Delighted to have your generously conveyed feedback Cat. You can probably sense I am starting to be able to stand back and take some of these works in a little better.
It was so rushed.. which is so not my preferred mode of making or showing work. But perhaps that is the very thing I needed.
I had this instinctive idea that if the residency was going to going to happen....a year would seem long but actually be so intense Id better really make a bold start so I would have something to pick up and work with all year...the deadline pushed me to commit something to canvas and deal with the results afterwards.
These two I was particularly uncertain about...so i am glad to note that they are not generating great tension in me for a start... that need to go work them over, change something quickly...add, subtract. they will get to just be.

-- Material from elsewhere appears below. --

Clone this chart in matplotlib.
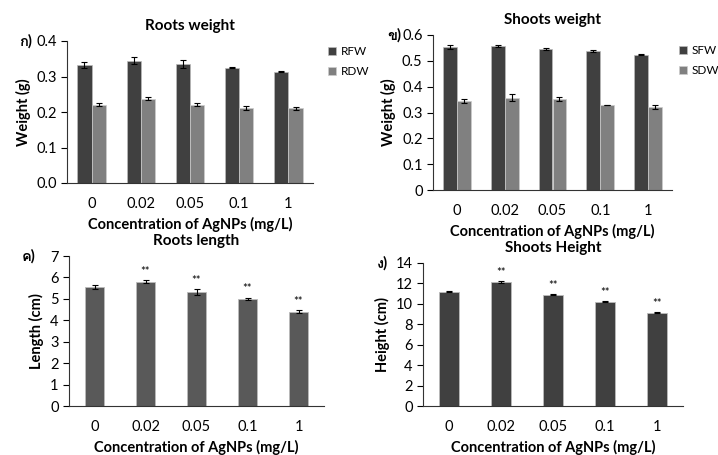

Your words are appreciated Cat,
best,
S xo
I like the new direction of Continuum very much: it is somehow juicy and subtle at the same time. The sense of pattern is vivid, as it seems to go on outside the canvas, into the 'real' world. congrats!
Hi Sophie! Yup I messed up yesterday. Anyway, I think you got the jist. Nice to see the paintings full frontal and closeup. The colored ones have that wonderful floatiness that I like in your work and seem to reference for me Australian indigenous art. The bottom ones I like best for the moment possibly cause I'm desperate for some wall paper that looks like this behind my bed? (Sorry to bring the tone down!)
Have a great time in Sydney (have I said that already) hope you'll have lots to tell us about when you get back!
Thank you for your most illuminating feedback Altoon. Your painters eye is great to have cast over this work. The desire and yet resistance to go off in this direction as been great ... enormous tension ... can I trust this thinking...this impulse...does it speak...or is it mute and decorative.
I left off writing this response and added a post-script as the thoughts were tumbling in inspired by your clear and concise seeing.
Much appreciated Altoon!
Sophie
Thanks for the comments MP!
When you gave that considered response that you touch on here again I have been able to ponder that at length.... most helpful indeed.
Its curious how the fleeting response can still indicate certain things. I use both to gage what others see.
A wonderful australian writer I heard give a lecture on portraits remarked that he also applies a certain test to works of art where he glances back whilst leaving a room to see if the image tugs at him.
He was given to lengthy pondering on all things...but said this simple test had also caused him to think!
I will really enjoy the visit to Sydney -seeing some dear friends and family and some fav haunts!